--- begin Recorded information ---

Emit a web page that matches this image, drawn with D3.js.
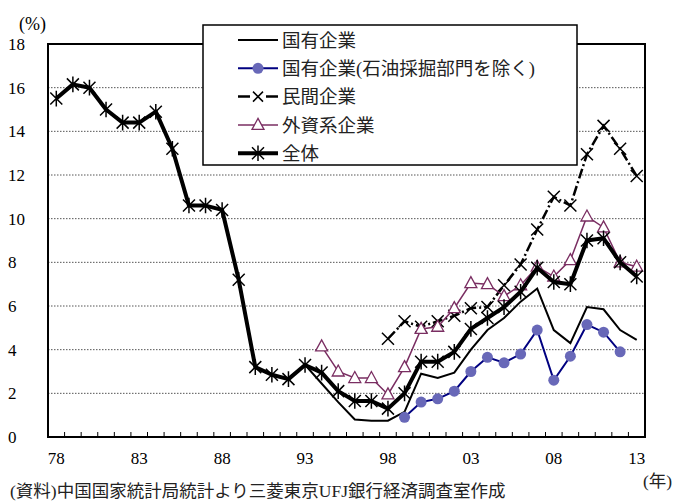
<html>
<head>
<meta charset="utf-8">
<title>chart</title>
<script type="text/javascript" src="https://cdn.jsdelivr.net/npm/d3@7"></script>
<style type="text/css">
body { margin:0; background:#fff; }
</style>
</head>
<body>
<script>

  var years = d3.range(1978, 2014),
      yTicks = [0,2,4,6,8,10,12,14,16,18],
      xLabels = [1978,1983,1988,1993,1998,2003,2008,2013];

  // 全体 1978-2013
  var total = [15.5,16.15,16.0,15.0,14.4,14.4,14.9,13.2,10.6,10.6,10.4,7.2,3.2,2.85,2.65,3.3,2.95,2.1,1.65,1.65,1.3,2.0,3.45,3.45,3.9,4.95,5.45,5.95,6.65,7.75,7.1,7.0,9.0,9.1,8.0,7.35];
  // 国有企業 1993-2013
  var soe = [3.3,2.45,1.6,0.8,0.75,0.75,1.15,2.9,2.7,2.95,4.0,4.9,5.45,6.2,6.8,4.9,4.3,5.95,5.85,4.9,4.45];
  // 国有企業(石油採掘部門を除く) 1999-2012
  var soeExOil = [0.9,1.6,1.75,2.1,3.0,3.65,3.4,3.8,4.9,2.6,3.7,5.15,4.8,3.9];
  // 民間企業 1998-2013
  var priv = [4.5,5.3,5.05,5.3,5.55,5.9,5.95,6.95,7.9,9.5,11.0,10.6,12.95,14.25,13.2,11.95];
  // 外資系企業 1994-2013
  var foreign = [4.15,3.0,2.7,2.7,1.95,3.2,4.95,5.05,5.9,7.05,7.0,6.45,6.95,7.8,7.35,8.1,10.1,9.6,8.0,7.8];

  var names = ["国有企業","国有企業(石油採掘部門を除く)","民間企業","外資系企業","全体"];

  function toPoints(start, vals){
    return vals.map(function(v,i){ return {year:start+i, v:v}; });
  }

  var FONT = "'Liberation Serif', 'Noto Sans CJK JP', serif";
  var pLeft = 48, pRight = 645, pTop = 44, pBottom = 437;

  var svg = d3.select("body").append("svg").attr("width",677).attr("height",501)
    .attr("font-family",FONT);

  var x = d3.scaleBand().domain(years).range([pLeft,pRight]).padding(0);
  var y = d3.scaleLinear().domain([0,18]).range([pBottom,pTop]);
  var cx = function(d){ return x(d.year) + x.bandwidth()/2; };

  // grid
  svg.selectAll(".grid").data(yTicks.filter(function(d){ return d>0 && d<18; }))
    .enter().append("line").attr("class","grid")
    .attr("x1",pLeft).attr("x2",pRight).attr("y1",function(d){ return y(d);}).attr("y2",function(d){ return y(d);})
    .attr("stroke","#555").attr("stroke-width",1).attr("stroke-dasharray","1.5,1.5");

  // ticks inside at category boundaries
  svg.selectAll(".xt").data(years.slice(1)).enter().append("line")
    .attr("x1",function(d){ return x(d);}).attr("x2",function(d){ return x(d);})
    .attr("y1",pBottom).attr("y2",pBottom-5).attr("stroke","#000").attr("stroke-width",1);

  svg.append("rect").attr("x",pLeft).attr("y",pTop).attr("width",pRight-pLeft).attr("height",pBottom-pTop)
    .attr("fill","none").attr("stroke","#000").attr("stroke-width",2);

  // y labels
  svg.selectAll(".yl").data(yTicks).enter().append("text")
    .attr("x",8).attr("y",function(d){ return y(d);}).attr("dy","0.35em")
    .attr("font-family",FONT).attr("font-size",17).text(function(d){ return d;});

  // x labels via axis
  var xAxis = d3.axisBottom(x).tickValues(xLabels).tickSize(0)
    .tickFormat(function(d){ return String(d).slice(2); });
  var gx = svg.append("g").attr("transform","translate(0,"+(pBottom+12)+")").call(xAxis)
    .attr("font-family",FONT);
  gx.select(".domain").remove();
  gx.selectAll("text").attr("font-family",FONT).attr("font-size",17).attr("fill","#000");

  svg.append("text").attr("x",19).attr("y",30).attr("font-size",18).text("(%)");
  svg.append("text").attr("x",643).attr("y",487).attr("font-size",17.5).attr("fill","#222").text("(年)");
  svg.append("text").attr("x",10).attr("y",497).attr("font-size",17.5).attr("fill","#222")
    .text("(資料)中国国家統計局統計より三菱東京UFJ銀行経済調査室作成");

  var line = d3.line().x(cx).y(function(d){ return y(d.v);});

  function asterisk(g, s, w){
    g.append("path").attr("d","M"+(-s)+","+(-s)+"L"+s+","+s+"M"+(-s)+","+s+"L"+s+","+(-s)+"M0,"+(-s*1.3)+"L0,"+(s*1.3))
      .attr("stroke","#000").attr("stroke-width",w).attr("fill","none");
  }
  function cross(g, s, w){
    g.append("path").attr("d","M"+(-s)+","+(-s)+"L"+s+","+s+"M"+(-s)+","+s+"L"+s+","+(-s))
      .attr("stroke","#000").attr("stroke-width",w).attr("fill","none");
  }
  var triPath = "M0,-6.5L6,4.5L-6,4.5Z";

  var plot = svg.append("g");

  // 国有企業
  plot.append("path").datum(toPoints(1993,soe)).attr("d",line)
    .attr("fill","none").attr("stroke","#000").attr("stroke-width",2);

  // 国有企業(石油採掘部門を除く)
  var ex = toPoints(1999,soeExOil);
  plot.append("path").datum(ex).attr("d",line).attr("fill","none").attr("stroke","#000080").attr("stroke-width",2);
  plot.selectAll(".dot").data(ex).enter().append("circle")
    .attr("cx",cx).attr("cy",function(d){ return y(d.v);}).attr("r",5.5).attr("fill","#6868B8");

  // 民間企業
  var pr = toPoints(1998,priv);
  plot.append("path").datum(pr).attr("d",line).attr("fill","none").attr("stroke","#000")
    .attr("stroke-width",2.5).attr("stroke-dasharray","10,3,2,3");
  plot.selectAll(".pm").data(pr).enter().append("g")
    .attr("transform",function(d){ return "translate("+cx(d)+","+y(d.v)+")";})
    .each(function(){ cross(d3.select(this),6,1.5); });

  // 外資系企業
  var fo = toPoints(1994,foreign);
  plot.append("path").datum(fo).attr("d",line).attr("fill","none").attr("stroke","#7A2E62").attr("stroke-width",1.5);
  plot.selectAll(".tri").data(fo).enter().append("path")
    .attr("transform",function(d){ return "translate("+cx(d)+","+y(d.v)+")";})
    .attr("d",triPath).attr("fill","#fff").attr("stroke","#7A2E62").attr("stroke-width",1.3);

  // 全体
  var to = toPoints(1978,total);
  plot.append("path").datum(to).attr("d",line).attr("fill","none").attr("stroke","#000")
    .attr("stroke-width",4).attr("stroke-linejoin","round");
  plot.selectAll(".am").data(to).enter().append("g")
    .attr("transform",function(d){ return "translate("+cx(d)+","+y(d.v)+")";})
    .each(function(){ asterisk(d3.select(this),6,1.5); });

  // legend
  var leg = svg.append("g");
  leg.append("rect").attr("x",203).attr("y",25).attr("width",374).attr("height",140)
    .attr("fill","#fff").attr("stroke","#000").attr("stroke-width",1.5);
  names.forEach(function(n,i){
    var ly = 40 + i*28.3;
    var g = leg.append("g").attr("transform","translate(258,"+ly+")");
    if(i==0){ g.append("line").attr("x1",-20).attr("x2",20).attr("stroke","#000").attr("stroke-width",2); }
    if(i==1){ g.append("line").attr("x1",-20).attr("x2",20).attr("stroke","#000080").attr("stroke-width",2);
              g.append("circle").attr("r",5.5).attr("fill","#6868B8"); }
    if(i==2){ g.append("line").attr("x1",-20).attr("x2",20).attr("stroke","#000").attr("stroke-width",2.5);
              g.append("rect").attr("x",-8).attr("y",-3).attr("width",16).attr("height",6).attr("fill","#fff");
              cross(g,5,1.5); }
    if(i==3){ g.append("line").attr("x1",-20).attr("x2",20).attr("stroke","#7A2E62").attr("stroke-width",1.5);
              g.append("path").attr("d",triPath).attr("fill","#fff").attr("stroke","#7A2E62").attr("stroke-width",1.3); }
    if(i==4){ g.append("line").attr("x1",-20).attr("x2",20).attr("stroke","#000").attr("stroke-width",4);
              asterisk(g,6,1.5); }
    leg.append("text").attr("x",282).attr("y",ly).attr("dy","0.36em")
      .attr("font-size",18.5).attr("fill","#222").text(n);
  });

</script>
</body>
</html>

--- end Recorded information ---

The task: Give again, exactly, the lines from the start of the data through the one holding "xLabels = [1978,1983,1988,1993,1998,2003,2008,2013];"; omit the pictures.

Reply to the task:
Emit a web page that matches this image, drawn with D3.js.
<html>
<head>
<meta charset="utf-8">
<title>chart</title>
<script type="text/javascript" src="https://cdn.jsdelivr.net/npm/d3@7"></script>
<style type="text/css">
body { margin:0; background:#fff; }
</style>
</head>
<body>
<script>

  var years = d3.range(1978, 2014),
      yTicks = [0,2,4,6,8,10,12,14,16,18],
      xLabels = [1978,1983,1988,1993,1998,2003,2008,2013];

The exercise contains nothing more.